Курс истории древней философии - Трубецкой Николай Сергеевич - Страница 55
- Предыдущая
- 55/129
- Следующая
Таким образом религия есть изобретение мудрого законодателя, как и прочие законы. Но это тоже один взгляд среди многих других. Во всех теоретических и практических вопросах софистика открывает поле для состязания противоположных взглядов, да и каждый искусный софист в отдельности должен уметь по каждому данному вопросу защищать противоположные положения, как мы видим это в Διαλεξειζ («πазговорах») – наиболее обширном изо всех остатков обильной софистической литературы, до нас дошедших, где неизвестный софист, писавший около 400 г. на дорийском наречии, доказывает, что добро и зло, хорошее и дурное, справедливое и несправедливое, истина и ложь – тожественны и различны. Всемогущие боги софистов, вытеснившие прежних богов, суть «язык и облака», по выражению Аристофана – риторика и туман, оставшийся от прежйей натурфилософии и «метеорологии».
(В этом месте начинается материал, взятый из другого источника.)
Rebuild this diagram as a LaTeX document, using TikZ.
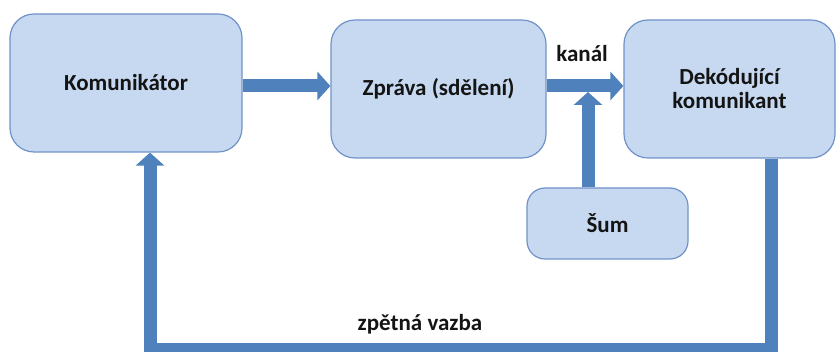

Религия, нравственность разлагались сами собою. Софисты сделали многое для их критики, частью путем популяризации знаний, частью путем развития скептицизма. Этим они подготовили реформу Сократа, положившего начало рациональной этике и рациональной теории познания.
ГЛАВА XI. СОКРАТ
В истории трудно найти образ философа, образ великой человеческой личности, который был бы запечатлен в памяти потомства так ярко и так живо во всех своих индивидуальных особенностях, как образ Сократа. Гениальное художество Платона показывает нам его на афинских площадях в беседах и спорах с афинскими юношами, с софистами, с согражданами; мы видим его на поле битвы, среди попойки, перед судом, в темнице, в его последние часы. Мы знакомы со всеми особенностями его речи, с приемами его бесед, – и тем не менее, само учение Сократа представляется нам менее известным, чем учение многих из его предшественников.
Среди многочисленных учеников Сократа мы находим представителей самых разнообразных умственных и нравственных течений – диалектиков мегарской школы и резонера-практика Ксенофонта, идеалиста Платона, аскетов кинической школы и проповедника наслаждения – Аристиппа. Все они, несмотря на коренное различие философских идей и нравственных интересов, ведут свое начало от Сократа. Чему же учил сам Сократ?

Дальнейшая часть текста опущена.